Mint and Prosciutto Wrapped Melon

  • Ingredients
    • 1/2 melon (cantaloupe recommended), skin removed, sliced however you prefer
    • 4-5 ounces of thinly sliced prosciutto
    • 1-2 tbsp fresh mint leaves
  • Instructions
    • Cut melon in half. Place face down on the cutting board and then cut 1 inch pieces of cantaloupe
    • Place melon pieces on a plate and sprinkle with 1-2 small mint leaves
    • Wrap a piece of prosciutto around the mint and melon
    • Repeat until all melon slices are done in this manner

Lemon Fruit Tart

  • Ingredients (Crust)
    • 1 cup almond butter
    • 1 cup unsweetened shredded coconut
    • 2/3 cup walnuts
    • 1 heaping tablespoon coconut cream concentrate
    • 1 heaping tablespoon raw honey
    • pinch of salt
  • Ingredients (Topping)
    • 5 eggs, whisked
    • 1/3 cup honey
    • 1/3 cup coconut oil
    • juice of 4 lemons
    • 1 cup blueberries
    • 1/2 cup raspberries
  • Directions
    • Place all crust ingredients into a food processor and mix until completely broken down
    • Add crust ingredients to an 8×8 glass baking dish and press down to form an even crust.

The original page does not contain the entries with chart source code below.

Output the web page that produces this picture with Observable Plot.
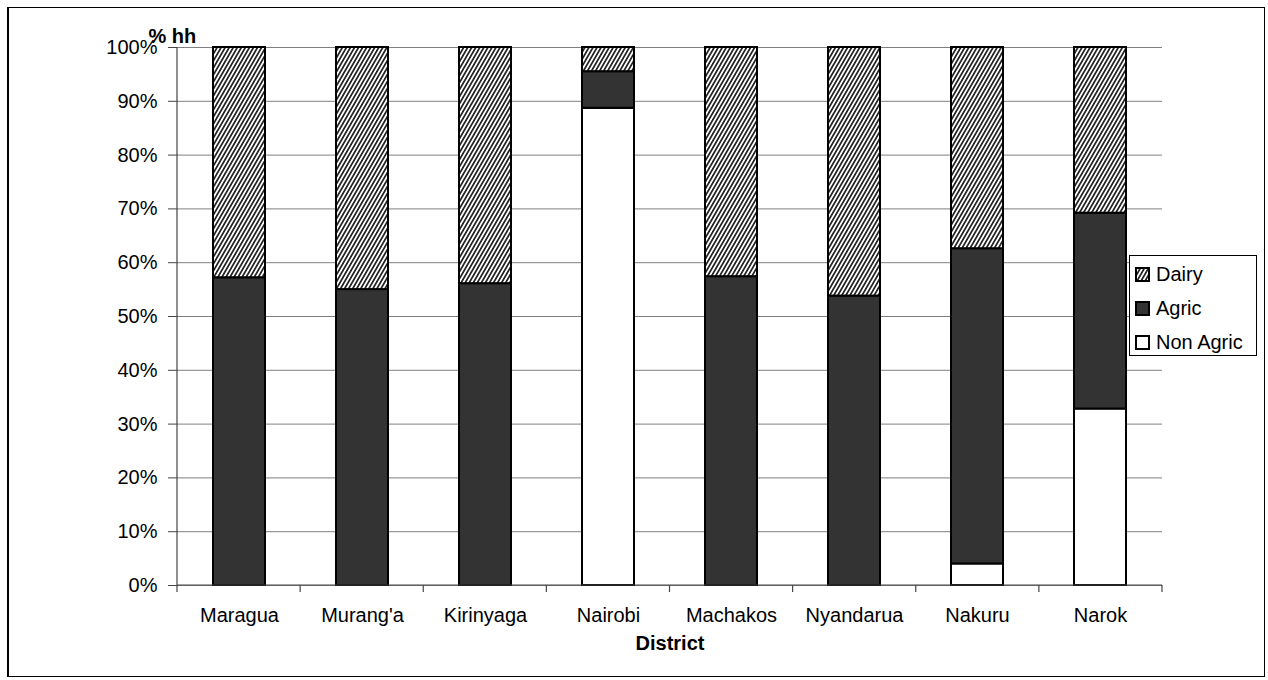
<!DOCTYPE html>
<html>
<head>
<meta charset="utf-8">
<script src="https://cdn.jsdelivr.net/npm/d3@7"></script>
<script src="https://cdn.jsdelivr.net/npm/@observablehq/plot@0.6"></script>
<style>
  html, body { margin: 0; padding: 0; background: #fff; }
  #wrap { position: relative; width: 1268px; height: 680px; font-family: "Liberation Sans", Arial, sans-serif; }
  #border { position: absolute; left: 7px; top: 7px; width: 1258px; height: 670px; border: 1px solid #000; border-left-width: 2px; box-sizing: border-box; pointer-events: none; }
  #legend { position: absolute; left: 1129px; top: 255px; width: 128px; height: 101px; border: 1px solid #000; background: #fff; box-sizing: border-box; }
  .item { position: absolute; left: 5px; height: 24px; display: flex; align-items: center; font-size: 20px; color: #000; }
  .item svg { margin-right: 6px; }
</style>
</head>
<body>
<div id="wrap">
  <div id="chart"></div>
  <div id="border"></div>
  <div id="legend"></div>
</div>
<script>
const districts = ["Maragua", "Murang'a", "Kirinyaga", "Nairobi", "Machakos", "Nyandarua", "Nakuru", "Narok"];
const seriesNames = ["Non Agric", "Agric", "Dairy"];
const nonAgric = [0, 0, 0, 88.7, 0, 0, 4.0, 32.8];
const agric    = [57.2, 55.0, 56.1, 6.8, 57.4, 53.8, 58.6, 36.4];
const dairy    = [42.8, 45.0, 43.9, 4.5, 42.6, 46.2, 37.4, 30.8];
const yTicks = [0, 10, 20, 30, 40, 50, 60, 70, 80, 90, 100];
const legendOrder = ["Dairy", "Agric", "Non Agric"];

const seriesValues = {"Non Agric": nonAgric, "Agric": agric, "Dairy": dairy};
const data = districts.flatMap((d, i) => seriesNames.map(s => ({district: d, series: s, value: seriesValues[s][i]})));

const fills = {"Non Agric": "#ffffff", "Agric": "#333333", "Dairy": "url(#hatch)"};

function frameLines(index, scales, values, dims) {
  const {width, height, marginLeft, marginRight, marginTop, marginBottom} = dims;
  const x0 = marginLeft, x1 = width - marginRight, y0 = marginTop, y1 = height - marginBottom;
  const n = districts.length, s = (x1 - x0) / n;
  const g = d3.create("svg:g").attr("stroke", "#444").attr("stroke-width", 1.2);
  g.append("line").attr("x1", x0).attr("x2", x0).attr("y1", y0).attr("y2", y1);
  g.append("line").attr("x1", x0).attr("x2", x1).attr("y1", y1).attr("y2", y1);
  for (let i = 0; i <= n; i++) {
    g.append("line").attr("x1", x0 + i * s).attr("x2", x0 + i * s).attr("y1", y1).attr("y2", y1 + 7);
  }
  return g.node();
}

const chart = Plot.plot({
  width: 1268,
  height: 680,
  marginLeft: 177,
  marginRight: 106,
  marginTop: 47,
  marginBottom: 95,
  style: {fontFamily: "'Liberation Sans', Arial, sans-serif", fontSize: "20px", background: "transparent", color: "#000"},
  x: {domain: districts, paddingInner: 0.58, paddingOuter: 0.29, label: null},
  y: {domain: [0, 100], label: null},
  color: {domain: seriesNames, range: seriesNames.map(s => fills[s])},
  marks: [
    Plot.gridY(yTicks, {stroke: "#808080", strokeOpacity: 1, strokeWidth: 1}),
    Plot.axisY(yTicks, {tickSize: 9, tickPadding: 11, tickFormat: d => d + "%", label: null, stroke: "#444", fontSize: 20}),
    Plot.axisX({tickSize: 0, tickPadding: 22, label: null, fontSize: 20}),
    Plot.barY(data, {x: "district", y: "value", fill: "series", stroke: "#000", strokeWidth: 2}),
    frameLines,
    Plot.text(["% hh"], {frameAnchor: "top-left", textAnchor: "start", dx: -29, dy: -19, fontWeight: "bold", fontSize: 20}),
    Plot.text(["District"], {frameAnchor: "bottom", dy: 64, fontWeight: "bold", fontSize: 20})
  ]
});

const defs = d3.create("svg:defs");
const pat = defs.append("pattern").attr("id", "hatch").attr("patternUnits", "userSpaceOnUse")
  .attr("width", 3.5).attr("height", 8).attr("patternTransform", "rotate(30)");
pat.append("rect").attr("width", 3.5).attr("height", 8).attr("fill", "#fff");
pat.append("line").attr("x1", 1.75).attr("x2", 1.75).attr("y1", 0).attr("y2", 8).attr("stroke", "#000").attr("stroke-width", 1.5);
chart.insertBefore(defs.node(), chart.firstChild);
document.getElementById("chart").appendChild(chart);

const legend = d3.select("#legend");
legendOrder.forEach((s, i) => {
  const item = legend.append("div").attr("class", "item").style("top", (6 + i * 34) + "px");
  const sw = item.append("svg").attr("width", 15).attr("height", 15);
  sw.append("rect").attr("x", 1).attr("y", 1).attr("width", 13).attr("height", 13)
    .attr("fill", fills[s]).attr("stroke", "#000").attr("stroke-width", 2);
  item.append("span").text(s);
});
</script>
</body>
</html>
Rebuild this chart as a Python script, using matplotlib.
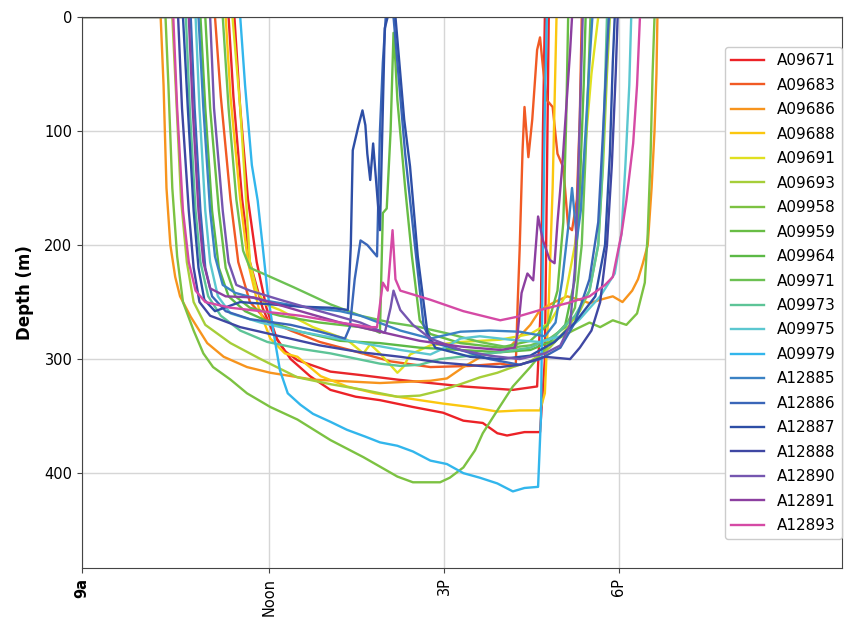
import matplotlib.pyplot as plt

plt.rcParams['font.family'] = ['DejaVu Sans']

# dive profiles: (minutes after midnight, depth in m)
A09671 = [(527, 0), (684, 0), (690, 80), (698, 160), (707, 215), (717, 255), (728, 283),
          (742, 300), (762, 315), (783, 327), (809, 333), (834, 336), (868, 342), (899, 347),
          (920, 354), (940, 356), (955, 365), (965, 367), (983, 364), (999, 364), (1004, 300),
          (1006, 150), (1008, 0), (1310, 0)]
A09683 = [(527, 0), (664, 0), (670, 70), (680, 160), (688, 215), (700, 250), (716, 265),
          (742, 275), (772, 285), (803, 292), (845, 302), (886, 307), (927, 306), (958, 304),
          (974, 306), (976, 250), (978, 204), (981, 117), (983, 79), (987, 123), (991, 90),
          (996, 29), (999, 18), (1002, 44), (1006, 73), (1012, 79), (1017, 120), (1023, 132),
          (1028, 184), (1032, 187), (1037, 160), (1040, 88), (1042, 0), (1310, 0)]
A09686 = [(527, 0), (608, 0), (611, 60), (614, 150), (618, 200), (623, 228), (628, 245),
          (639, 263), (656, 286), (673, 298), (697, 307), (721, 312), (765, 318), (834, 321),
          (886, 319), (903, 317), (920, 307), (942, 296), (965, 292), (989, 270), (999, 257),
          (1014, 250), (1027, 245), (1040, 248), (1050, 251), (1061, 248), (1074, 245),
          (1084, 250), (1094, 240), (1100, 230), (1105, 216), (1110, 200), (1114, 150),
          (1117, 100), (1119, 50), (1120, 0), (1310, 0)]
A09688 = [(527, 0), (675, 0), (680, 70), (690, 160), (698, 215), (709, 255), (721, 282),
          (736, 295), (749, 298), (773, 315), (800, 324), (829, 330), (852, 333), (875, 336),
          (899, 339), (927, 342), (955, 346), (978, 345), (999, 345), (1004, 330), (1008, 250),
          (1012, 150), (1016, 0), (1310, 0)]
A09691 = [(527, 0), (682, 0), (690, 80), (696, 160), (700, 215), (707, 240), (716, 252),
          (731, 257), (765, 272), (800, 283), (817, 295), (824, 287), (834, 295), (852, 312),
          (858, 307), (865, 296), (886, 288), (917, 285), (958, 283), (989, 278), (1009, 268),
          (1025, 245), (1035, 200), (1045, 120), (1052, 50), (1059, 0), (1310, 0)]
A09693 = [(527, 0), (620, 0), (624, 70), (629, 160), (635, 215), (642, 250), (654, 270),
          (680, 286), (711, 300), (749, 316), (783, 322), (817, 327), (852, 333), (875, 332),
          (899, 327), (917, 322), (937, 316), (955, 312), (971, 307), (989, 302), (1009, 290),
          (1025, 275), (1040, 258), (1050, 240), (1059, 200), (1064, 130), (1068, 50),
          (1071, 0), (1310, 0)]
A09958 = [(527, 0), (613, 0), (616, 60), (620, 150), (625, 210), (631, 250), (642, 275),
          (652, 295), (662, 307), (680, 318), (697, 330), (721, 342), (749, 353), (783, 371),
          (817, 386), (852, 403), (868, 408), (896, 408), (906, 404), (920, 395), (932, 380),
          (940, 365), (955, 345), (971, 324), (989, 307), (1009, 286), (1033, 275), (1050, 268),
          (1061, 272), (1074, 266), (1088, 270), (1099, 260), (1107, 233), (1110, 190),
          (1113, 120), (1115, 50), (1117, 0), (1310, 0)]
A09959 = [(527, 0), (654, 0), (659, 80), (668, 170), (675, 220), (685, 245), (700, 255),
          (731, 262), (772, 268), (814, 272), (829, 275), (834, 277), (837, 172), (841, 168),
          (845, 100), (848, 14), (850, 40), (852, 73), (860, 150), (867, 210), (875, 266),
          (886, 278), (917, 286), (958, 290), (989, 284), (1007, 270), (1017, 240), (1023, 180),
          (1026, 90), (1028, 0), (1310, 0)]
A09964 = [(527, 0), (649, 0), (654, 80), (661, 170), (668, 220), (678, 245), (695, 258),
          (721, 268), (752, 276), (793, 284), (834, 286), (875, 290), (917, 292), (958, 294),
          (989, 292), (1009, 285), (1025, 270), (1035, 230), (1040, 150), (1044, 60),
          (1046, 0), (1310, 0)]
A09971 = [(527, 0), (672, 0), (678, 80), (686, 160), (693, 205), (700, 220), (716, 226),
          (745, 237), (783, 252), (814, 262), (845, 268), (875, 272), (906, 278), (937, 285),
          (968, 290), (989, 288), (1009, 282), (1025, 272), (1035, 255), (1042, 200),
          (1046, 120), (1049, 50), (1051, 0), (1310, 0)]
A09973 = [(527, 0), (634, 0), (638, 80), (644, 170), (649, 215), (657, 245), (670, 262),
          (690, 275), (718, 285), (752, 291), (783, 295), (834, 304), (855, 306), (875, 305),
          (896, 300), (927, 297), (958, 294), (989, 290), (1014, 280), (1035, 262), (1050, 240),
          (1059, 200), (1063, 140), (1066, 60), (1068, 0), (1310, 0)]
A09975 = [(527, 0), (644, 0), (648, 80), (654, 170), (659, 215), (667, 245), (680, 260),
          (711, 268), (752, 276), (803, 284), (855, 292), (886, 296), (901, 290), (917, 282),
          (937, 280), (968, 283), (999, 285), (1020, 280), (1040, 265), (1061, 245),
          (1076, 225), (1083, 190), (1087, 130), (1091, 60), (1093, 0), (1310, 0)]
A09979 = [(527, 0), (690, 0), (695, 60), (702, 130), (708, 161), (713, 200), (718, 240),
          (724, 275), (731, 310), (739, 330), (752, 340), (765, 348), (783, 355), (800, 362),
          (819, 368), (834, 373), (852, 376), (868, 381), (886, 389), (903, 392), (920, 400),
          (937, 404), (955, 409), (971, 416), (983, 413), (997, 412), (1000, 350), (1002, 200),
          (1004, 80), (1006, 0), (1310, 0)]
A12885 = [(527, 0), (647, 0), (652, 80), (659, 170), (664, 210), (672, 235), (685, 242),
          (711, 248), (752, 254), (793, 258), (814, 262), (855, 275), (886, 282), (917, 276),
          (947, 275), (978, 276), (1004, 280), (1015, 268), (1022, 230), (1028, 185),
          (1032, 150), (1037, 195), (1041, 170), (1046, 100), (1050, 40), (1053, 0), (1310, 0)]
A12886 = [(527, 0), (639, 0), (643, 80), (649, 170), (654, 220), (661, 245), (675, 258),
          (700, 265), (742, 270), (772, 276), (798, 282), (803, 272), (808, 230), (814, 196),
          (821, 200), (831, 210), (834, 100), (837, 40), (840, 0), (848, 0), (852, 40),
          (860, 120), (870, 200), (879, 270), (886, 285), (917, 292), (947, 300), (978, 305),
          (999, 300), (1020, 290), (1035, 268), (1050, 230), (1059, 180), (1064, 100),
          (1068, 30), (1070, 0), (1310, 0)]
A12887 = [(527, 0), (631, 0), (636, 80), (642, 170), (647, 220), (653, 248), (664, 258),
          (690, 250), (721, 252), (752, 254), (783, 255), (801, 257), (804, 200), (806, 117),
          (812, 95), (816, 82), (819, 95), (821, 120), (824, 143), (827, 111), (831, 154),
          (834, 187), (837, 80), (839, 10), (842, 0), (850, 0), (853, 30), (859, 90),
          (865, 131), (873, 210), (883, 277), (891, 290), (927, 298), (958, 300), (989, 297),
          (1014, 285), (1035, 268), (1056, 245), (1066, 200), (1071, 120), (1074, 40),
          (1076, 0), (1310, 0)]
A12888 = [(527, 0), (626, 0), (630, 80), (637, 170), (642, 220), (648, 250), (659, 262),
          (690, 272), (731, 280), (772, 288), (814, 294), (855, 298), (896, 303), (937, 306),
          (958, 307), (978, 305), (1004, 298), (1030, 300), (1040, 290), (1052, 275),
          (1061, 250), (1068, 200), (1073, 130), (1077, 50), (1079, 0), (1310, 0)]
A12890 = [(527, 0), (659, 0), (663, 80), (672, 170), (678, 215), (686, 235), (700, 240),
          (731, 248), (772, 258), (814, 268), (839, 277), (845, 255), (848, 240), (852, 250),
          (855, 257), (868, 270), (886, 282), (917, 292), (947, 297), (978, 300), (1004, 295),
          (1020, 288), (1030, 270), (1035, 220), (1038, 150), (1041, 60), (1043, 0), (1310, 0)]
A12891 = [(527, 0), (637, 0), (641, 80), (647, 170), (652, 215), (659, 238), (675, 245),
          (704, 246), (752, 258), (793, 268), (834, 276), (875, 284), (917, 289), (958, 292),
          (973, 290), (976, 277), (980, 242), (986, 225), (992, 231), (997, 175), (1002, 196),
          (1009, 213), (1014, 216), (1017, 180), (1022, 130), (1026, 80), (1030, 30),
          (1032, 0), (1310, 0)]
A12893 = [(527, 0), (621, 0), (625, 80), (631, 170), (637, 215), (644, 240), (654, 250),
          (680, 255), (711, 258), (752, 262), (793, 268), (824, 272), (831, 272), (837, 233),
          (842, 240), (847, 187), (850, 230), (855, 240), (886, 248), (920, 258), (958, 266),
          (975, 263), (999, 257), (1027, 251), (1050, 245), (1066, 235), (1074, 228),
          (1083, 190), (1088, 161), (1095, 111), (1099, 60), (1102, 0), (1310, 0)]
# second red trace seen in the figure
red_extra = [(527, 0), (678, 0), (683, 70), (692, 160), (700, 215), (713, 255), (724, 277),
             (736, 293), (749, 301), (783, 311), (814, 314), (852, 318), (886, 321), (920, 324),
             (971, 327), (996, 324), (1000, 250), (1002, 100), (1004, 0), (1310, 0)]

tags = ['A09671', 'A09683', 'A09686', 'A09688', 'A09691', 'A09693', 'A09958', 'A09959',
        'A09964', 'A09971', 'A09973', 'A09975', 'A09979', 'A12885', 'A12886', 'A12887',
        'A12888', 'A12890', 'A12891', 'A12893']
profiles = [A09671, A09683, A09686, A09688, A09691, A09693, A09958, A09959, A09964, A09971,
            A09973, A09975, A09979, A12885, A12886, A12887, A12888, A12890, A12891, A12893]
colors = ['#ec2227', '#f15a24', '#f7941d', '#fbc70f', '#e0e020', '#a6ce39', '#7cc242',
          '#68bd45', '#5cb946', '#6cc153', '#5dc497', '#5bc7d0', '#32b6ec', '#3b82c4',
          '#3a66b8', '#2d4ea6', '#3f47a3', '#7556b0', '#8c3fa0', '#d54aa5']

tick_pos = [527 / 60, 12, 15, 18]
tick_txt = ['9a', 'Noon', '3P', '6P']


fig = plt.figure(figsize=(8.46, 6.24), dpi=100)
ax = fig.add_axes([0.097, 0.09, 0.898, 0.883])

ax.plot([p[0] / 60 for p in red_extra], [p[1] for p in red_extra],
        color='#e8262b', lw=1.7, label='_nolegend_')
for tag, prof, c in zip(tags, profiles, colors):
    ax.plot([p[0] / 60 for p in prof], [p[1] for p in prof], color=c, lw=1.7, label=tag)

ax.set_xlim(527 / 60, 1310 / 60)
ax.set_ylim(483, 0)
ax.set_yticks([0, 100, 200, 300, 400])
ax.set_xticks(tick_pos)
ax.set_xticklabels(tick_txt, rotation=90)
ax.get_xticklabels()[0].set_fontweight('bold')
ax.tick_params(labelsize=10.5, color='#444444')
ax.grid(color='#d6d6d6', lw=1)
for s in ax.spines.values():
    s.set_color('#444444')
ax.set_ylabel('Depth (m)', fontsize=12, fontweight='bold', labelpad=7)

ax.legend(loc='upper right', bbox_to_anchor=(1.0, 0.945), borderaxespad=0,
          fontsize=11, labelspacing=0.62, handlelength=2.2, handletextpad=0.8,
          framealpha=1, edgecolor='#cccccc')

plt.savefig('out.png')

Refrigerate for about 20 minutes
    • While the crust is hardening, make your lemon topping
    • Place a small saucepan over medium heat
    • Add the eggs, honey, coconut oil, and lemon juice to the sauce pan and whisk them together
    • Continue stirring together until the mixture starts to thicken
    • Once the lemon mixture has thickened, remove it from the heat, and place in a bowl to cool in the fridge for about 20 minutes
    • Once the topping has cooled, spread it over your crust and place your raspberries and blueberries in a fun flag or star pattern!